Mousavian, que atualmente é pesquisador visitante na Universidade de Princeton (EUA), adverte das consequências desta última hipótese e se inclina pela primeira. Essa parece ser justamente a opção feita pelo Governo iraniano, a julgar pelas informações publicadas no fim de semana na imprensa estatal. O site da rádio e televisão pública IRIB informou que Rohani anunciará neste dia 8, quando se completa exatamente um ano de decisão de Trump, a redução de alguns compromissos “menores e gerais” sob o acordo.
“A República Islâmica do Irã, como reação à saída dos Estados Unidos do acordo nuclear e das más promessas dos países europeus em levarem suas obrigações adiante, reiniciará parte de suas atividades nucleares que foram interrompidas como parte do acordo nuclear”, segundo uma fonte não identificada, citada pelo IRIB.
Os dirigentes iranianos há meses se queixam da incapacidade dos europeus em fazerem frente aos Estados Unidos e conseguirem que funcione o Instrumento de Apoio aos Intercâmbios Comerciais (INSTEX), com o qual Bruxelas tenta que as empresas europeias possam fazer negócios com o Irã. A falta de avanços a esse respeito, que fontes diplomáticas europeias atribuem aos problemas do sistema bancário iraniano, fez Teerã recorrer a Rússia, China e Turquia em busca de canais alternativos para contornar as sanções.
À espera do discurso de Rohani, alguns meios de comunicação iranianos especularam que o presidente poderia recorrer ao mecanismo de resolução de disputas incluído no próprio PIAC. Seu artigo 26 estabelece que se um dos signatários reintroduzir sanções ou impuser novas restrições ao Irã relacionadas ao seu programa atômico, Teerã pode utilizar isso “como motivo para deixar de cumprir seus compromissos total ou parcialmente". Em qualquer caso, parece claro que o Governo iraniano se inclina por uma resposta gradual que lhe permita livrar a cara e ganhar tempo em vez de virar a mesa e se arriscar a dar motivos a autoridades que, em Washington e em países aliados dos norte-americanos na região, se inclinam por uma saída bélica.
Guerra psicológica e verbal
O Irã qualificou como "guerra psicológica" o anúncio por parte dos Estados Unidos de que enviaria o porta-aviões Abraham Lincoln ao golfo Pérsico para fazer frente a uma "ameaça crível" de Teerã. Tanto o porta-voz do Conselho Supremo de Segurança Nacional, Keivan Josravi, como o ministro de Relações Exteriores, Mohammad Javad Zarif, insistiram em que o navio chegou ao Mediterrâneo há três semanas e desprezam a suposta ameaça.
"Se os EUA e seus satélites não se sentem seguros é porque são desprezados pelo povo da região.

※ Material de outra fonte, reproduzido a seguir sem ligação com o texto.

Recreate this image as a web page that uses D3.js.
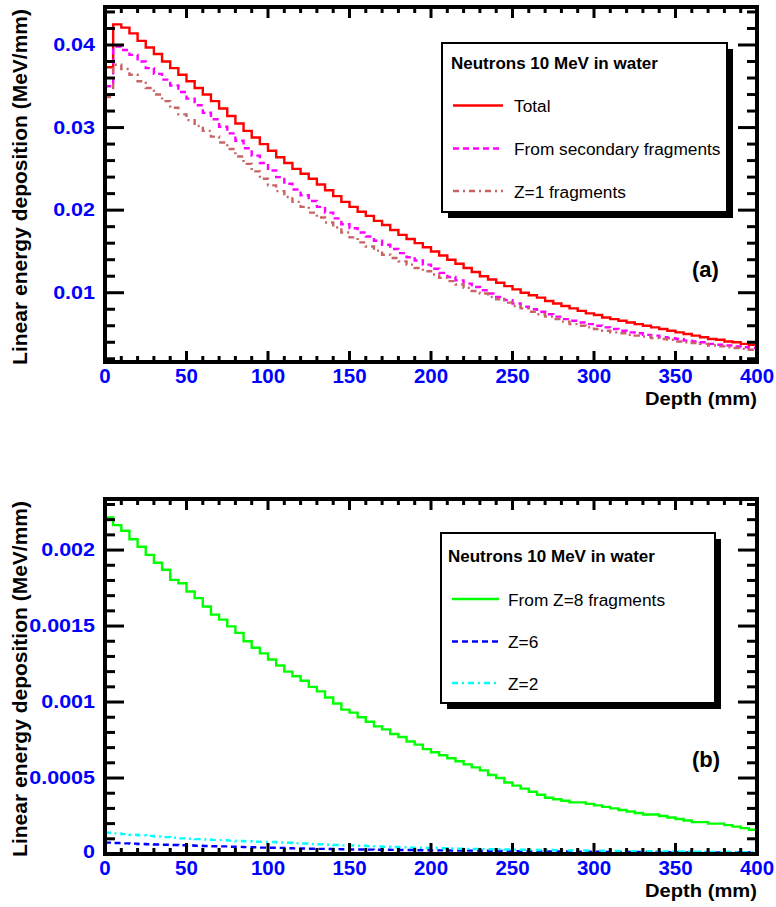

Culpar o Irã não vai mudar isso", tuitou Zarif. O loquaz ministro iraniano atribui a atual crise ao que chama de Equipe B, pelas iniciais de (John) Bolton (conselheiro de Segurança Nacional dos EUA), Bibi (Netanyahu, primeiro-ministro israelense), (Mohamed) Bin Zayed e (Mohamed) Bin Salman (homens fortes dos Emirados Árabes e Arábia Saudita, respectivamente). Atribui-se aos quatro a intenção de buscar uma mudança de regime em Teerã.